At 08:50, Frankfurt police received a call from the job centre saying that a woman was making trouble and refusing to leave. Two officers (one male, one female) parked outside the centre at 09:01 and went inside, finding four people in room 22, namely the advisor, the deputy team leader, a security guard and Christy Schwundeck. Schwundeck was still sitting on her seat with her bag on the table beside her. One officer asked her for identification and she put her hand inside the bag, but did not produce any identification.
When the male officer took her bag, she used a steak knife to stab him in his arm and belly.

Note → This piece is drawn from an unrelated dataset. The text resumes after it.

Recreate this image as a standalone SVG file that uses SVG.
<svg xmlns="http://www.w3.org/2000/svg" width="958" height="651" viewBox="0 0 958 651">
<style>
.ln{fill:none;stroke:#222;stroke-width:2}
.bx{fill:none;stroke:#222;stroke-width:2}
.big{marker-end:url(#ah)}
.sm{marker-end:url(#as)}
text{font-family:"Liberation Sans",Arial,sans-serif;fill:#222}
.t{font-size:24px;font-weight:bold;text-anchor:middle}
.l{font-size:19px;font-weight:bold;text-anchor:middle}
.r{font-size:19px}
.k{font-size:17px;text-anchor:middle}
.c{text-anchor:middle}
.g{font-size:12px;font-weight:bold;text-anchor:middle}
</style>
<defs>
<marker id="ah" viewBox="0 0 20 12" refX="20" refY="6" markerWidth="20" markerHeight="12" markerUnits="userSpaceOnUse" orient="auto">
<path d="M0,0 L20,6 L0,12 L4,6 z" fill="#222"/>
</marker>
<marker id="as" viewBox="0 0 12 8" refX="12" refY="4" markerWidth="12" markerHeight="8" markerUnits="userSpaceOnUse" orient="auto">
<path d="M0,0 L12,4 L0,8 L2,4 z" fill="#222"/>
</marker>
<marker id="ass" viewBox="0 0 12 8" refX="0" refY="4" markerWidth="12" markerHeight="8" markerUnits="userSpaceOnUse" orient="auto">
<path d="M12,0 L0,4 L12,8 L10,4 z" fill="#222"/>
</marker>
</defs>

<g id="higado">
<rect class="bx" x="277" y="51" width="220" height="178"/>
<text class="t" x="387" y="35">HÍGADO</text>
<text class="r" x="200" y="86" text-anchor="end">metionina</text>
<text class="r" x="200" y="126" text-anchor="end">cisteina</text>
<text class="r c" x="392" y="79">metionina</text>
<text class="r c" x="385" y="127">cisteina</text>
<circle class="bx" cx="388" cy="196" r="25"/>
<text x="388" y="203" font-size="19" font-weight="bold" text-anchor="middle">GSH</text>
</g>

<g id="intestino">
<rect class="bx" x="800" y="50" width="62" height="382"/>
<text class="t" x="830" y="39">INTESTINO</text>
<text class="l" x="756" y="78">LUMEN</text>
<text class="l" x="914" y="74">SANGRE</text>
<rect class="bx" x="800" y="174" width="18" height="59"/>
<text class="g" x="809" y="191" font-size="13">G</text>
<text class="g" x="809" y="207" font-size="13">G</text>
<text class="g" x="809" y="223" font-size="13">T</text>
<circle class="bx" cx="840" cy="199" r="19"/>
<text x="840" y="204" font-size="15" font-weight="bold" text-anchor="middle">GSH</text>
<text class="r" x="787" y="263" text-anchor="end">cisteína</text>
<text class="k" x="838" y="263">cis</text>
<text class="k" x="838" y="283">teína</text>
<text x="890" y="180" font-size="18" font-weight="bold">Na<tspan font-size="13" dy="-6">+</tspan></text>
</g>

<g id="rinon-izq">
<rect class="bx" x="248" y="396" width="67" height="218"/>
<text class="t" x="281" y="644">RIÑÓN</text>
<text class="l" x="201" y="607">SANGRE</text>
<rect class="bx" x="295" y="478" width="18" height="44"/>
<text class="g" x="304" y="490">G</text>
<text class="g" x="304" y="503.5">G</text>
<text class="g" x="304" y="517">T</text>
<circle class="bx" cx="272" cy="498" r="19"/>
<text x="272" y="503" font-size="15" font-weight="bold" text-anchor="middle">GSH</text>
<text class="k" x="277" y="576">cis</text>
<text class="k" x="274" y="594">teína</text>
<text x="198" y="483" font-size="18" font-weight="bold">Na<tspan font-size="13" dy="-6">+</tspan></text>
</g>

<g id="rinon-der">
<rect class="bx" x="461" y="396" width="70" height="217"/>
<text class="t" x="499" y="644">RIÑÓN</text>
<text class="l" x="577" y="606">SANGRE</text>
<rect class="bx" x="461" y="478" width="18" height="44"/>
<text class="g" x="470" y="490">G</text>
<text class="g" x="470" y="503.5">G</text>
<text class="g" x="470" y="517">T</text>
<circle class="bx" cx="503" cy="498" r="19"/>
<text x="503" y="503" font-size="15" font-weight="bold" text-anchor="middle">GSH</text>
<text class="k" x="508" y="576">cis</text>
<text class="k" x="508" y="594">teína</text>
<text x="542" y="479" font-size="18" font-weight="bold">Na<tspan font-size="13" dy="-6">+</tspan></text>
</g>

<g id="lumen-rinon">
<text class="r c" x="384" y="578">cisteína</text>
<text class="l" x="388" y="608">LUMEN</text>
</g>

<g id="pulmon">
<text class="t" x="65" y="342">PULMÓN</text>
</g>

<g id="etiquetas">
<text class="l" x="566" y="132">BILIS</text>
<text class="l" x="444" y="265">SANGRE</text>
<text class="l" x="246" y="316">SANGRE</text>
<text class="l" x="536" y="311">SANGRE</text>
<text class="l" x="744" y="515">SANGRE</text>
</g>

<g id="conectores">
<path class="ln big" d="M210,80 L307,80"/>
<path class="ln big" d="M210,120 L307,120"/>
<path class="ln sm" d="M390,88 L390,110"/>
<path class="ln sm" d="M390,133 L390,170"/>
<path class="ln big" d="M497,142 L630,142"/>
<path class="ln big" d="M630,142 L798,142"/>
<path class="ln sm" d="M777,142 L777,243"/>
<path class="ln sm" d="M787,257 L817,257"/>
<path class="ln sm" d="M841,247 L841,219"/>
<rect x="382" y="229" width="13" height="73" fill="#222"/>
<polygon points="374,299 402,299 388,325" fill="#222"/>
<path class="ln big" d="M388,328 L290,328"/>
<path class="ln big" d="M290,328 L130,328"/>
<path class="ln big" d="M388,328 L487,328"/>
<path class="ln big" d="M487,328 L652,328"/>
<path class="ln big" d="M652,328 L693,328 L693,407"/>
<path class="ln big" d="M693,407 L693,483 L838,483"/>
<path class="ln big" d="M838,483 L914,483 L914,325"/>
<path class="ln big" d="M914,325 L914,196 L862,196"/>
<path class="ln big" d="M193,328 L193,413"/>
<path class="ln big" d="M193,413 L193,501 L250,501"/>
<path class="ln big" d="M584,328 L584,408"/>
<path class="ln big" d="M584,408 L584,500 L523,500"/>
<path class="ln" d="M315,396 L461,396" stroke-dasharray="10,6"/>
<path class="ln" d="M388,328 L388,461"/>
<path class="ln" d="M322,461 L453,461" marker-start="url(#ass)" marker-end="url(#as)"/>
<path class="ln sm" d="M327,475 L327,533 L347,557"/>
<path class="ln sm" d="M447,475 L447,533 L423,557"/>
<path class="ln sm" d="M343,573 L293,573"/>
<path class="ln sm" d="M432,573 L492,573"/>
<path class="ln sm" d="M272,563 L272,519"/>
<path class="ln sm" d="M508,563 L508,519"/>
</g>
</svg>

The female officer retreated to the door of the room and pulled her gun. She shouted, "Lass das Messer fallen, oder ich schieße!" ('Drop the knife, or else I'll shoot!') When Schwundeck did not comply, she shot her. The female officer later stated that Schwundeck "had a totally crazy look, full of aggression, hatred and anger".

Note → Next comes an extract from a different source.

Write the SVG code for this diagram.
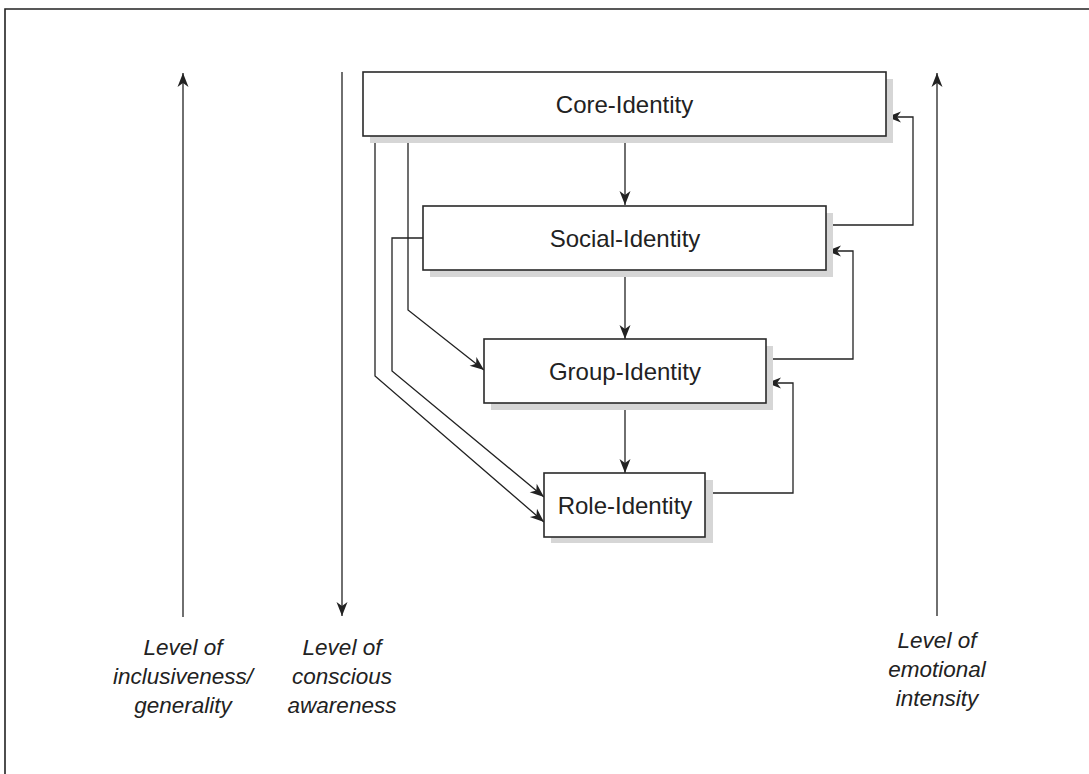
<svg xmlns="http://www.w3.org/2000/svg" width="1089" height="774" viewBox="0 0 1089 774">
  <style>
    .frame { fill: none; stroke: #222; stroke-width: 1.6; }
    .box { fill: #fff; stroke: #2a2a2a; stroke-width: 1.6; }
    .shadow { fill: #d6d6d6; stroke: none; }
    .label { font-family: "Liberation Sans", Arial, sans-serif; font-size: 24px; fill: #222; text-anchor: middle; }
    .axis-label { font-family: "Liberation Sans", Arial, sans-serif; font-size: 22.5px; font-style: italic; fill: #222; text-anchor: middle; }
    .link { fill: none; stroke: #222; stroke-width: 1.3; }
  </style>
  <defs>
    <marker id="arrow" viewBox="-15 -7 16 14" refX="0" refY="0" markerWidth="16" markerHeight="14" markerUnits="userSpaceOnUse" orient="auto">
      <path d="M0,0 L-14,-5.5 L-10,0 L-14,5.5 Z" fill="#222"/>
    </marker>
  </defs>

  <rect width="1089" height="774" fill="#fff"/>

  <!-- outer frame (top and left edges) -->
  <path class="frame" d="M5,774 V9 H1089"/>

  <!-- scale axes -->
  <g id="axis-inclusiveness">
    <line class="link" x1="183" y1="617" x2="183" y2="73" marker-end="url(#arrow)"/>
    <text class="axis-label" x="183" y="655">Level of</text>
    <text class="axis-label" x="183" y="684">inclusiveness/</text>
    <text class="axis-label" x="183" y="713">generality</text>
  </g>
  <g id="axis-awareness">
    <line class="link" x1="342" y1="72" x2="342" y2="616" marker-end="url(#arrow)"/>
    <text class="axis-label" x="342" y="655">Level of</text>
    <text class="axis-label" x="342" y="684">conscious</text>
    <text class="axis-label" x="342" y="713">awareness</text>
  </g>
  <g id="axis-intensity">
    <line class="link" x1="937" y1="616" x2="937" y2="73" marker-end="url(#arrow)"/>
    <text class="axis-label" x="937" y="648">Level of</text>
    <text class="axis-label" x="937" y="677">emotional</text>
    <text class="axis-label" x="937" y="706">intensity</text>
  </g>

  <!-- connectors -->
  <g id="connectors">
    <line class="link" x1="625" y1="136" x2="625" y2="205" marker-end="url(#arrow)"/>
    <line class="link" x1="625" y1="270" x2="625" y2="339" marker-end="url(#arrow)"/>
    <line class="link" x1="625" y1="403" x2="625" y2="473" marker-end="url(#arrow)"/>
    <polyline class="link" points="826,225 913,225 913,117 887,117" marker-end="url(#arrow)"/>
    <polyline class="link" points="766,359 853,359 853,251 827,251" marker-end="url(#arrow)"/>
    <polyline class="link" points="705,493 793,493 793,383 767,383" marker-end="url(#arrow)"/>
    <polyline class="link" points="408,136 408,310 484,370" marker-end="url(#arrow)"/>
    <polyline class="link" points="423,238 392,238 392,371 544,497" marker-end="url(#arrow)"/>
    <polyline class="link" points="375,136 375,376 544,522" marker-end="url(#arrow)"/>
  </g>

  <!-- identity levels -->
  <g id="core-identity">
    <rect class="shadow" x="370" y="79" width="523" height="64"/>
    <rect class="box" x="363" y="72" width="523" height="64"/>
    <text class="label" x="624.5" y="112.5">Core-Identity</text>
  </g>
  <g id="social-identity">
    <rect class="shadow" x="430" y="213" width="403" height="64"/>
    <rect class="box" x="423" y="206" width="403" height="64"/>
    <text class="label" x="625" y="246.5">Social-Identity</text>
  </g>
  <g id="group-identity">
    <rect class="shadow" x="491" y="346" width="282" height="64"/>
    <rect class="box" x="484" y="339" width="282" height="64"/>
    <text class="label" x="625" y="379.5">Group-Identity</text>
  </g>
  <g id="role-identity">
    <rect class="shadow" x="551" y="480" width="162" height="63"/>
    <rect class="box" x="544" y="473" width="161" height="64"/>
    <text class="label" x="625" y="513.5">Role-Identity</text>
  </g>
</svg>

Schwundeck was shot in the stomach and died from her injuries. It was later recorded that she tested negative for drugs and had nothing in her stomach except a greenish-brownish liquid, with nine eurocents in her wallet. At the time of her death, she was 39.

==Juridical process==

In January 2012, the public prosecutor dropped the case against the female police officer, on the grounds that she had acted in self-defence. The prosecutor said that Schwundeck had run towards the female police officer, putting her in fear of her life. He said that use of pepper spray or a warning shot was impracticable in a small room. In March 2012, Der Spiegel reported that Schwundeck's brother and her ex-husband had made a legal complaint to the Public Prosecutor General which demanded a trial of the officer.

==Legacy==

The death of Schwundeck shocked the African diaspora. Claudia Czernohorsky-Grüneberg, head of Frankfurt's job centres, told the Hessenschau television programme that the request for 10 euros was legitimate. In an interview with T-Online, Siraad Wiedenroth (director of Initiative Schwarze Menschen) noted that the time between the police being called and the death of Schwundeck was less than an hour.

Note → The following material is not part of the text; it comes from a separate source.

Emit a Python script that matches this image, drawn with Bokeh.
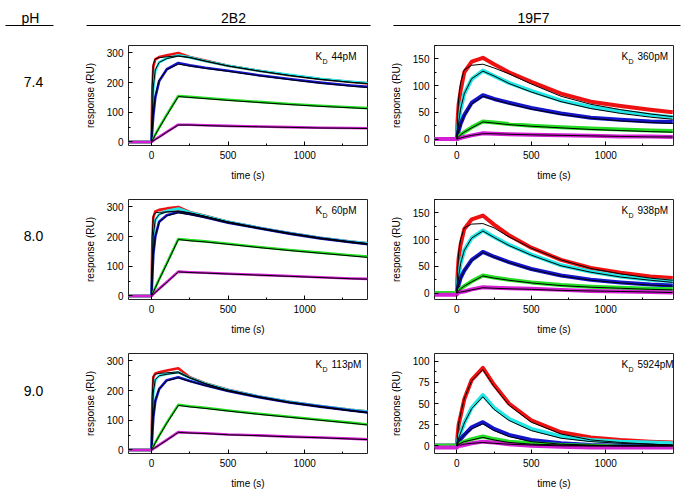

In 2019, demonstrators commemorated the deaths which they claimed had been caused by the Hartz IV system outside the Federal Constitutional Court, whilst the sanctions were being challenged. Black Lives Matter protestors in Germany drew links between the death of Schwundeck and other deaths in police custody such as those of Ousman Sey, Dominique Koumadio, Slieman Hamade and N'deye Mareame Sarr. Connections were also drawn with the death of Oury Jalloh.

At a memorial event in Frankfurt in 2021 which marked ten years since the death of Schwundeck, a representative of the Initiative Christy Schwundeck blamed the events on "deadly institutional racism".